▶ **GOAL OF THE EXERCISE**: Quote each line of the material verbatim, without the pictures.

----- DATA -----

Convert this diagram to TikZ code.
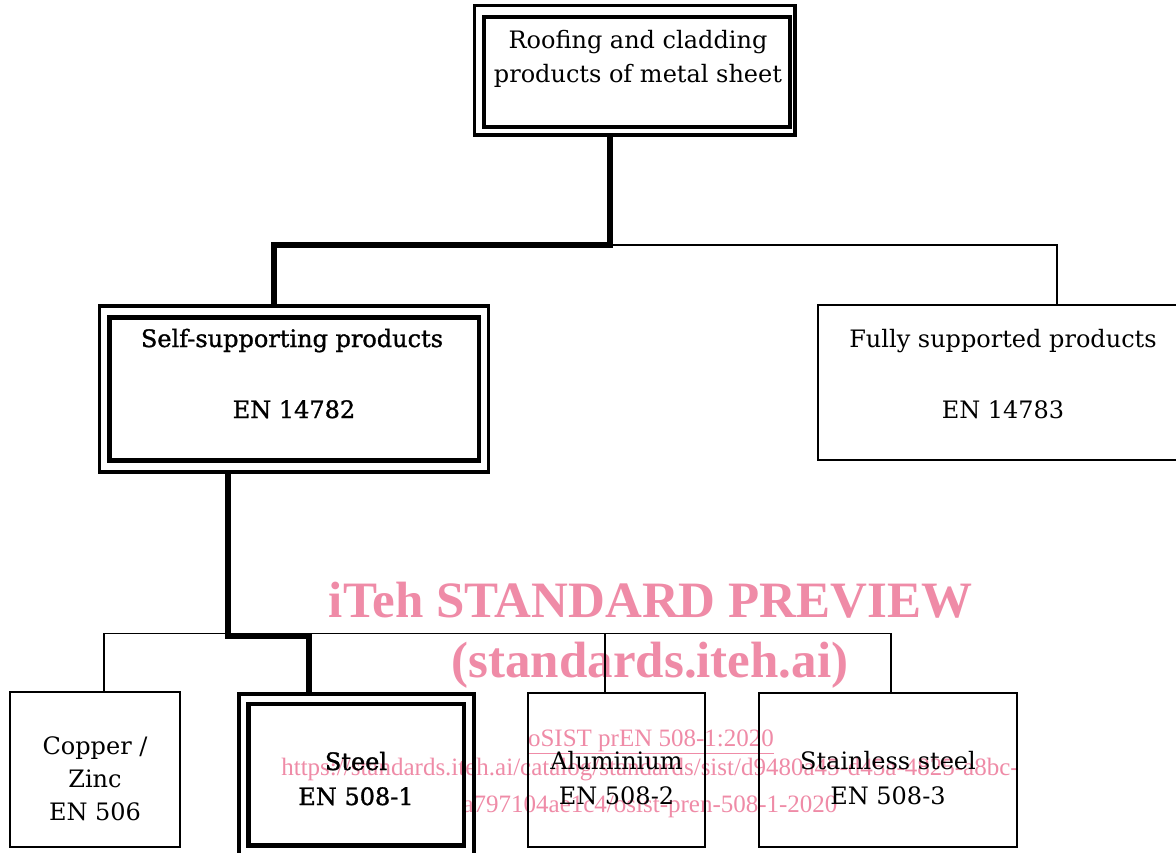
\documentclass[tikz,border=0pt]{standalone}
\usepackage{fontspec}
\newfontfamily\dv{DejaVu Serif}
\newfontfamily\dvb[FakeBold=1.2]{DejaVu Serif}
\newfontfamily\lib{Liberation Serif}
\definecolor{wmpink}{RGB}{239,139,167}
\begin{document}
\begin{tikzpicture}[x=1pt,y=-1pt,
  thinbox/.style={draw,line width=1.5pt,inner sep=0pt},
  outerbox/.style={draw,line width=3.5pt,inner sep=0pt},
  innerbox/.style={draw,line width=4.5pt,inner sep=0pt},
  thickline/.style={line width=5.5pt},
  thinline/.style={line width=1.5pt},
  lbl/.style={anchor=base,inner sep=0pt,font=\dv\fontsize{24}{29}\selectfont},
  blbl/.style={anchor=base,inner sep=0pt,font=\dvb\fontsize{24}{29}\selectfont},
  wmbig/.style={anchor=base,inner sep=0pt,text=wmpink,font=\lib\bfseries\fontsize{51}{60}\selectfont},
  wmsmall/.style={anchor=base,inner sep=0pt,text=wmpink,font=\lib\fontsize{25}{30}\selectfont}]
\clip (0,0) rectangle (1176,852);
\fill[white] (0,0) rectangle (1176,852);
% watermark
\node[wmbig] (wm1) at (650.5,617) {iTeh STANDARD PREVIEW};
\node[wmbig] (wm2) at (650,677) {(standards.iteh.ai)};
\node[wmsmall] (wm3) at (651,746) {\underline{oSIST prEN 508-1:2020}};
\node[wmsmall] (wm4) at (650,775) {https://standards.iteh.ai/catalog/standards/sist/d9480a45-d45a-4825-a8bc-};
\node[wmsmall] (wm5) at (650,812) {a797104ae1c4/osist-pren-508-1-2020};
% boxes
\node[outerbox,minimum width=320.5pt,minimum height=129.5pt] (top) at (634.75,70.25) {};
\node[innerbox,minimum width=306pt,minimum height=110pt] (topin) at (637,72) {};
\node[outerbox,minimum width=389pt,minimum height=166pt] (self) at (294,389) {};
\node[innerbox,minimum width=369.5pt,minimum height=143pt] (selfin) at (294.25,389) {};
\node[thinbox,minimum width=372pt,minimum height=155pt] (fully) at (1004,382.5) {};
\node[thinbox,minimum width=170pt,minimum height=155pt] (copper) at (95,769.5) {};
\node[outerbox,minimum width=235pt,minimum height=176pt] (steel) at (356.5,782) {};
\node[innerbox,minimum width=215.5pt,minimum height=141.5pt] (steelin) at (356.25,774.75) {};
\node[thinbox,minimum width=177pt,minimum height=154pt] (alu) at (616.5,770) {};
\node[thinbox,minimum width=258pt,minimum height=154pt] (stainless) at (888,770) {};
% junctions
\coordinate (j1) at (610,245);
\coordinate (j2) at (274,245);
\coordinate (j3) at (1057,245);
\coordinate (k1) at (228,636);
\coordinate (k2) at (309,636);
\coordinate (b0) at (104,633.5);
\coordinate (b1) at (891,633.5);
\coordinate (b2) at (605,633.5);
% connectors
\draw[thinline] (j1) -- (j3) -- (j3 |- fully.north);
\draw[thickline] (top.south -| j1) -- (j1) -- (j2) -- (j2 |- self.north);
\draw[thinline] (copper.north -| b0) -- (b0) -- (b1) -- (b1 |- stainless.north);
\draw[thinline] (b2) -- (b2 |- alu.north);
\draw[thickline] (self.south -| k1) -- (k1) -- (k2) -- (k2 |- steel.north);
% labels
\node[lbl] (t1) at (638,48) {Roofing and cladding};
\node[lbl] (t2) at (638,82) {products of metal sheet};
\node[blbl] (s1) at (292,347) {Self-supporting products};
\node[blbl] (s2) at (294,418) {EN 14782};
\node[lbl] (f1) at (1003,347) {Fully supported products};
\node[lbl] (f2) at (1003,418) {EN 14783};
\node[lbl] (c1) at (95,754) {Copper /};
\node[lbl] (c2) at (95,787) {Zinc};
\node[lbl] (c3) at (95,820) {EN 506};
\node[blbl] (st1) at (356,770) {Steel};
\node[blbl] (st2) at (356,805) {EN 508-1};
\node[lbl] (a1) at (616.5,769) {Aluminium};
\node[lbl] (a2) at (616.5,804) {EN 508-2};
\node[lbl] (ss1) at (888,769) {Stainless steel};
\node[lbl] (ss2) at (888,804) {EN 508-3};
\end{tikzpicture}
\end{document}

-----

▶ **RESPONSE TO THE EXERCISE**:
Convert this diagram to TikZ code.
\documentclass[tikz,border=0pt]{standalone}
\usepackage{fontspec}
\newfontfamily\dv{DejaVu Serif}
\newfontfamily\dvb[FakeBold=1.2]{DejaVu Serif}
\newfontfamily\lib{Liberation Serif}
\definecolor{wmpink}{RGB}{239,139,167}
\begin{document}
\begin{tikzpicture}[x=1pt,y=-1pt,
  thinbox/.style={draw,line width=1.5pt,inner sep=0pt},
  outerbox/.style={draw,line width=3.5pt,inner sep=0pt},
  innerbox/.style={draw,line width=4.5pt,inner sep=0pt},
  thickline/.style={line width=5.5pt},
  thinline/.style={line width=1.5pt},
  lbl/.style={anchor=base,inner sep=0pt,font=\dv\fontsize{24}{29}\selectfont},
  blbl/.style={anchor=base,inner sep=0pt,font=\dvb\fontsize{24}{29}\selectfont},
  wmbig/.style={anchor=base,inner sep=0pt,text=wmpink,font=\lib\bfseries\fontsize{51}{60}\selectfont},
  wmsmall/.style={anchor=base,inner sep=0pt,text=wmpink,font=\lib\fontsize{25}{30}\selectfont}]
\clip (0,0) rectangle (1176,852);
\fill[white] (0,0) rectangle (1176,852);
% watermark
\node[wmbig] (wm1) at (650.5,617) {iTeh STANDARD PREVIEW};
\node[wmbig] (wm2) at (650,677) {(standards.iteh.ai)};
\node[wmsmall] (wm3) at (651,746) {\underline{oSIST prEN 508-1:2020}};
\node[wmsmall] (wm4) at (650,775) {https://standards.iteh.ai/catalog/standards/sist/d9480a45-d45a-4825-a8bc-};
\node[wmsmall] (wm5) at (650,812) {a797104ae1c4/osist-pren-508-1-2020};
% boxes
\node[outerbox,minimum width=320.5pt,minimum height=129.5pt] (top) at (634.75,70.25) {};
\node[innerbox,minimum width=306pt,minimum height=110pt] (topin) at (637,72) {};
\node[outerbox,minimum width=389pt,minimum height=166pt] (self) at (294,389) {};
\node[innerbox,minimum width=369.5pt,minimum height=143pt] (selfin) at (294.25,389) {};
\node[thinbox,minimum width=372pt,minimum height=155pt] (fully) at (1004,382.5) {};
\node[thinbox,minimum width=170pt,minimum height=155pt] (copper) at (95,769.5) {};
\node[outerbox,minimum width=235pt,minimum height=176pt] (steel) at (356.5,782) {};
\node[innerbox,minimum width=215.5pt,minimum height=141.5pt] (steelin) at (356.25,774.75) {};
\node[thinbox,minimum width=177pt,minimum height=154pt] (alu) at (616.5,770) {};
\node[thinbox,minimum width=258pt,minimum height=154pt] (stainless) at (888,770) {};
% junctions
\coordinate (j1) at (610,245);
\coordinate (j2) at (274,245);
\coordinate (j3) at (1057,245);
\coordinate (k1) at (228,636);
\coordinate (k2) at (309,636);
\coordinate (b0) at (104,633.5);
\coordinate (b1) at (891,633.5);
\coordinate (b2) at (605,633.5);
% connectors
\draw[thinline] (j1) -- (j3) -- (j3 |- fully.north);
\draw[thickline] (top.south -| j1) -- (j1) -- (j2) -- (j2 |- self.north);
\draw[thinline] (copper.north -| b0) -- (b0) -- (b1) -- (b1 |- stainless.north);
\draw[thinline] (b2) -- (b2 |- alu.north);
\draw[thickline] (self.south -| k1) -- (k1) -- (k2) -- (k2 |- steel.north);
% labels
\node[lbl] (t1) at (638,48) {Roofing and cladding};
\node[lbl] (t2) at (638,82) {products of metal sheet};
\node[blbl] (s1) at (292,347) {Self-supporting products};
\node[blbl] (s2) at (294,418) {EN 14782};
\node[lbl] (f1) at (1003,347) {Fully supported products};
\node[lbl] (f2) at (1003,418) {EN 14783};
\node[lbl] (c1) at (95,754) {Copper /};
\node[lbl] (c2) at (95,787) {Zinc};
\node[lbl] (c3) at (95,820) {EN 506};
\node[blbl] (st1) at (356,770) {Steel};
\node[blbl] (st2) at (356,805) {EN 508-1};
\node[lbl] (a1) at (616.5,769) {Aluminium};
\node[lbl] (a2) at (616.5,804) {EN 508-2};
\node[lbl] (ss1) at (888,769) {Stainless steel};
\node[lbl] (ss2) at (888,804) {EN 508-3};
\end{tikzpicture}
\end{document}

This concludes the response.